** Supplied records **
━━━━━━━━━━

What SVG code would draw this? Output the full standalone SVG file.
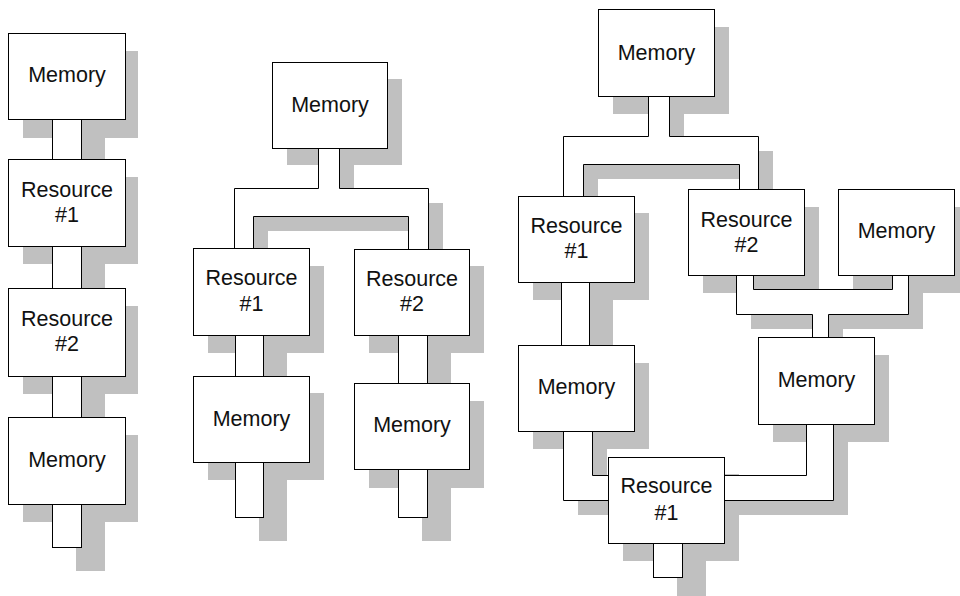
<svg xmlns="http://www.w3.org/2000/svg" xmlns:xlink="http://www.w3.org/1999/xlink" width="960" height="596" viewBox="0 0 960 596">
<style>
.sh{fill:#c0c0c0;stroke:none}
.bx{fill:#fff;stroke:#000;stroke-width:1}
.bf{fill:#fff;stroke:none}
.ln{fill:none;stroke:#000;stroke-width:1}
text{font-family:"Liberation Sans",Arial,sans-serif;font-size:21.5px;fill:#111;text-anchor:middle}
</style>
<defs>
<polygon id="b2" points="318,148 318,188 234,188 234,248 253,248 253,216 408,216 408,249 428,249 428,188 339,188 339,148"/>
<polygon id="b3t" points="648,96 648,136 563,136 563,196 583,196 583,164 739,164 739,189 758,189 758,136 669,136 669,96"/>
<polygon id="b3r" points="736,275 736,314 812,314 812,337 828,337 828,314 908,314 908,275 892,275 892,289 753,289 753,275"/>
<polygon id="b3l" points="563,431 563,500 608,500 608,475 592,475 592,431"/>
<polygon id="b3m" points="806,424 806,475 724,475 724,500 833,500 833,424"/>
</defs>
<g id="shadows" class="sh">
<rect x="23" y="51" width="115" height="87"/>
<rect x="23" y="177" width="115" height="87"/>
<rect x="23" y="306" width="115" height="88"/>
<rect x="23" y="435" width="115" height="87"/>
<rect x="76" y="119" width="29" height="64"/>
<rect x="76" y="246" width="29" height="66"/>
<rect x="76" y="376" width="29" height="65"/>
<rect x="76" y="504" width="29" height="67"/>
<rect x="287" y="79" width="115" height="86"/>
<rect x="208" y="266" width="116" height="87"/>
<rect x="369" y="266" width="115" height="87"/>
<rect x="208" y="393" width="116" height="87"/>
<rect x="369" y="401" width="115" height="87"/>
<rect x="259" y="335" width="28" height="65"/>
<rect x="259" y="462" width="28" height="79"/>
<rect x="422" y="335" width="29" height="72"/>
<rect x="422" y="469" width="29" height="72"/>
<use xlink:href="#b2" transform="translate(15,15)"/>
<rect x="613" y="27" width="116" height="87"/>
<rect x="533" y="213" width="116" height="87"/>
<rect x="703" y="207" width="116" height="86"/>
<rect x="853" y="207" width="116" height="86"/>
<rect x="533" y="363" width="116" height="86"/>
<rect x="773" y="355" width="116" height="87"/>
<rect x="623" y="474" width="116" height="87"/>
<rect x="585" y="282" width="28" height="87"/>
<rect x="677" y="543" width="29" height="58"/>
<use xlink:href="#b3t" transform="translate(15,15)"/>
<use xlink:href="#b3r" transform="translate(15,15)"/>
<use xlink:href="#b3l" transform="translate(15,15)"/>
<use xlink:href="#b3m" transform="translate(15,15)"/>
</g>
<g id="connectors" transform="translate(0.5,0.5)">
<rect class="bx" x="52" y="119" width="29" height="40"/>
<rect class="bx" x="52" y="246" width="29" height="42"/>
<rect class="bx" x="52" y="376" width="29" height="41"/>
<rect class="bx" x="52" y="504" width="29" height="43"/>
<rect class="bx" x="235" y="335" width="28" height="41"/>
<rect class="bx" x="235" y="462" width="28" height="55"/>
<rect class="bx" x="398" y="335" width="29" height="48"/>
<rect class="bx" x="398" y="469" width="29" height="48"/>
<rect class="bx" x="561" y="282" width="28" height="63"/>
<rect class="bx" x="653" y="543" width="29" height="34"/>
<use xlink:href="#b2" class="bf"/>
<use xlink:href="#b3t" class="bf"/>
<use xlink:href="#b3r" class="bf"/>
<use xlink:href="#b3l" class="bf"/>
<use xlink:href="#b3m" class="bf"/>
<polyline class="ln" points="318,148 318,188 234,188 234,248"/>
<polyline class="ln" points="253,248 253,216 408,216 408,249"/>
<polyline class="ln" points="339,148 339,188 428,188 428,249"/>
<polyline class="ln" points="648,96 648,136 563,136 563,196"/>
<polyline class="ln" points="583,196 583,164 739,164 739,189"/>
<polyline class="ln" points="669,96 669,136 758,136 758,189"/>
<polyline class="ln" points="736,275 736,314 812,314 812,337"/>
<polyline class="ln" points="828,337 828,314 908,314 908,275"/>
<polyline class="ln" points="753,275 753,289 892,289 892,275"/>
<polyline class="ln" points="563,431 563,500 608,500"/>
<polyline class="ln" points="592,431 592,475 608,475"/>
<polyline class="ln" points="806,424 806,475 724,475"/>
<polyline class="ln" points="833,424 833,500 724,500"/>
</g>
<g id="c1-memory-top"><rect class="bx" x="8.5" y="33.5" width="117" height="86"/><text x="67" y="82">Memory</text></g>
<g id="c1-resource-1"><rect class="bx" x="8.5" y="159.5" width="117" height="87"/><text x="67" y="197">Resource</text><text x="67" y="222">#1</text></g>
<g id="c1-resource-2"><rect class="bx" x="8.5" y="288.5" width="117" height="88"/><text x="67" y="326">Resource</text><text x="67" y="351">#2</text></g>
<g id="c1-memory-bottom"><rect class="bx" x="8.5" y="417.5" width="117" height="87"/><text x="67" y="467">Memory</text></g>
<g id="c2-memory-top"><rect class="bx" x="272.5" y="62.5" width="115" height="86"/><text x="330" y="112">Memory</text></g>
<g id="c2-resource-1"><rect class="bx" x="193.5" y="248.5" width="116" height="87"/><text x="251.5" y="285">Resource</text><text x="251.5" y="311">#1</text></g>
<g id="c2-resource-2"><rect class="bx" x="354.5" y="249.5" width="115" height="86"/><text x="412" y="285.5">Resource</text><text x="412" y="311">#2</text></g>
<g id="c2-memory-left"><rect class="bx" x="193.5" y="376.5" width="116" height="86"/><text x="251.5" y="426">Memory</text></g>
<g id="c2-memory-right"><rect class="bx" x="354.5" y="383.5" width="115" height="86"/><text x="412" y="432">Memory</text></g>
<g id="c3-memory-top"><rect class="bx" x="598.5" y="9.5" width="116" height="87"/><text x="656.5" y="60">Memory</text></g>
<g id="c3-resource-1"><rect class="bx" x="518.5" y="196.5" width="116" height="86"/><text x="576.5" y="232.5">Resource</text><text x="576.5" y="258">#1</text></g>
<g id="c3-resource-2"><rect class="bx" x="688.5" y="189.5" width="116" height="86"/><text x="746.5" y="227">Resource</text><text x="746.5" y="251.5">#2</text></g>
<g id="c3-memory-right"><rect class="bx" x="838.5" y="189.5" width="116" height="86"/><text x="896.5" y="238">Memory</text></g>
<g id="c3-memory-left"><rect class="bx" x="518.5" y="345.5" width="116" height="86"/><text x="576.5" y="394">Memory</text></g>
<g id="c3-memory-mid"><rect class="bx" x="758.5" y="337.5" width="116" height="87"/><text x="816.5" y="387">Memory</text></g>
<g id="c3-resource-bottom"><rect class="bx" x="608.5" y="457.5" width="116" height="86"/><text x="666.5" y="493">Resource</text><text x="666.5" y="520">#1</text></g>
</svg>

━━━━━━━━━━

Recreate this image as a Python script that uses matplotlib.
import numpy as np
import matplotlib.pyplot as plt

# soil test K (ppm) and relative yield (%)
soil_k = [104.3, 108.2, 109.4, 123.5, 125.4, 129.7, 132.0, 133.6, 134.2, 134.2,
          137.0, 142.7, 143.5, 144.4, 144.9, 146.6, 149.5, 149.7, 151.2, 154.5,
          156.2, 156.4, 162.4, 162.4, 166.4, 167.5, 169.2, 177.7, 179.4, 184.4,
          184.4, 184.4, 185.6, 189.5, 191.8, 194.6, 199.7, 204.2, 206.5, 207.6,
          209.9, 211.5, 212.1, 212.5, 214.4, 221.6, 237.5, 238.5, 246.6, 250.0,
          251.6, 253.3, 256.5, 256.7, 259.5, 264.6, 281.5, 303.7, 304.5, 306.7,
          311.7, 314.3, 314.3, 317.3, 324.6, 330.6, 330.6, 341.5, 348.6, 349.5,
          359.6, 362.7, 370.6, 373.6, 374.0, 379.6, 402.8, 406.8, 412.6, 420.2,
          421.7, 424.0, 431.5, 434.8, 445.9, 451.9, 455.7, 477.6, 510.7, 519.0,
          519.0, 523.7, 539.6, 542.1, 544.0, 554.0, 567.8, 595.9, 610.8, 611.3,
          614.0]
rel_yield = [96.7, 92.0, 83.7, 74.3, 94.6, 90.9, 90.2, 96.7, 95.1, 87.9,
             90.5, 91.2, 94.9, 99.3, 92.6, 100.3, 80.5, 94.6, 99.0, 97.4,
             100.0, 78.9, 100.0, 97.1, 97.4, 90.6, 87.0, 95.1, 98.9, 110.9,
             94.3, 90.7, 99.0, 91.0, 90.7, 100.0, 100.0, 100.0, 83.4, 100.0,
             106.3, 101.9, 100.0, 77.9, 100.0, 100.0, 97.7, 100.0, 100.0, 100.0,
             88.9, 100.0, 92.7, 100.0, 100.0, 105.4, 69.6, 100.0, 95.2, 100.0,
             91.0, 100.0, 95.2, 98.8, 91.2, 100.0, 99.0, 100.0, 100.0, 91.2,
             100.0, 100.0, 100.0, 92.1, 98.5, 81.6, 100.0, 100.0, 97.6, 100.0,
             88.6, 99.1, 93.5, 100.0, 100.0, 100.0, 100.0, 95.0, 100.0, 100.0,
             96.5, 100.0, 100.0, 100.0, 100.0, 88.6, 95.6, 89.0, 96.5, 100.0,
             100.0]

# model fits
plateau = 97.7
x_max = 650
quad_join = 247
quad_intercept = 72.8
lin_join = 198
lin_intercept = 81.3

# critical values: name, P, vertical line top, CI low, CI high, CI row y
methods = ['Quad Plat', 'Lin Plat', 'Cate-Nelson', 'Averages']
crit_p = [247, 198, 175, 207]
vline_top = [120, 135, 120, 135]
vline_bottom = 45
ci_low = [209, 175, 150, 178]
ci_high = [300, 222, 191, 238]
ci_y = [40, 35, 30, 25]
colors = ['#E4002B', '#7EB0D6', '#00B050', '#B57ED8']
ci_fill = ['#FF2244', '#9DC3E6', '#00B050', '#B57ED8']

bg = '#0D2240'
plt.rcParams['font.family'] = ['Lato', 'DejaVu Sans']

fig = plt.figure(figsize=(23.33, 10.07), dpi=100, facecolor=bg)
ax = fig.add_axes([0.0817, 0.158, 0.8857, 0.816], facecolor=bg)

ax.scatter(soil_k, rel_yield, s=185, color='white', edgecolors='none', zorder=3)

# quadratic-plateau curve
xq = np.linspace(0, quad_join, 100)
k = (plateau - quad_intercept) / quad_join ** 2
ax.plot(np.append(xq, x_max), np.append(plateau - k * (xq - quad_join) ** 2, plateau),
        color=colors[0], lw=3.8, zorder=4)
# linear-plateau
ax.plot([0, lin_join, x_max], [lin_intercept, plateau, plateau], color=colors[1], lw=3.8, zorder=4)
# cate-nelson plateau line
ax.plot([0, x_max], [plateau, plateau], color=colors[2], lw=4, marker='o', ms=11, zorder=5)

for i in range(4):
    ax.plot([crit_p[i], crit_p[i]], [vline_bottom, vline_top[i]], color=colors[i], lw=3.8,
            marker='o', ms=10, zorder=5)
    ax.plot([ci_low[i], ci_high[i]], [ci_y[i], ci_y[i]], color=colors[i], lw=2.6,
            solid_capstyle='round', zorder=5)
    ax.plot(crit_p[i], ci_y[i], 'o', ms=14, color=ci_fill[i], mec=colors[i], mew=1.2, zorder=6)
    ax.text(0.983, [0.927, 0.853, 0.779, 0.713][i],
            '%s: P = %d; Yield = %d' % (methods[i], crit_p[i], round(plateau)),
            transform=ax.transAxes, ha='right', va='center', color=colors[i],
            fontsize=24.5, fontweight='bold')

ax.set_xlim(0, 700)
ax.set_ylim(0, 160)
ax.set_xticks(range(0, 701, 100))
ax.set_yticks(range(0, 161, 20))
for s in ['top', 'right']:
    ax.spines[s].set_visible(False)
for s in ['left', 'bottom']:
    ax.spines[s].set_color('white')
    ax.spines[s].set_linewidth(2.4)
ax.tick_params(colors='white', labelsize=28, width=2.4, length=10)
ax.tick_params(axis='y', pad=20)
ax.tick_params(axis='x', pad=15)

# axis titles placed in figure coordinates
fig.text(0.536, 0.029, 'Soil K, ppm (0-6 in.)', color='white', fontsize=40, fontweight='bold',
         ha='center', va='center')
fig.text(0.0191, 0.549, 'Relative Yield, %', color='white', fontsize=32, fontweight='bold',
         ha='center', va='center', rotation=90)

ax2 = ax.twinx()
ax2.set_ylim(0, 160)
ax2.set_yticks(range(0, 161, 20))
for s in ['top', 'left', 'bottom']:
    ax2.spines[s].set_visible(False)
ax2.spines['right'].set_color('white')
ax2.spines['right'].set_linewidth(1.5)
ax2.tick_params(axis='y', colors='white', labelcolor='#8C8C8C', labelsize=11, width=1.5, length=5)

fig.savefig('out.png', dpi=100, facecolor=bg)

━━━━━━━━━━

** Instructions for the task **
Look for the word "this" in every line of the listing and copy the lines that have it.

** The answer **
What SVG code would draw this? Output the full standalone SVG file.
Recreate this image as a Python script that uses matplotlib.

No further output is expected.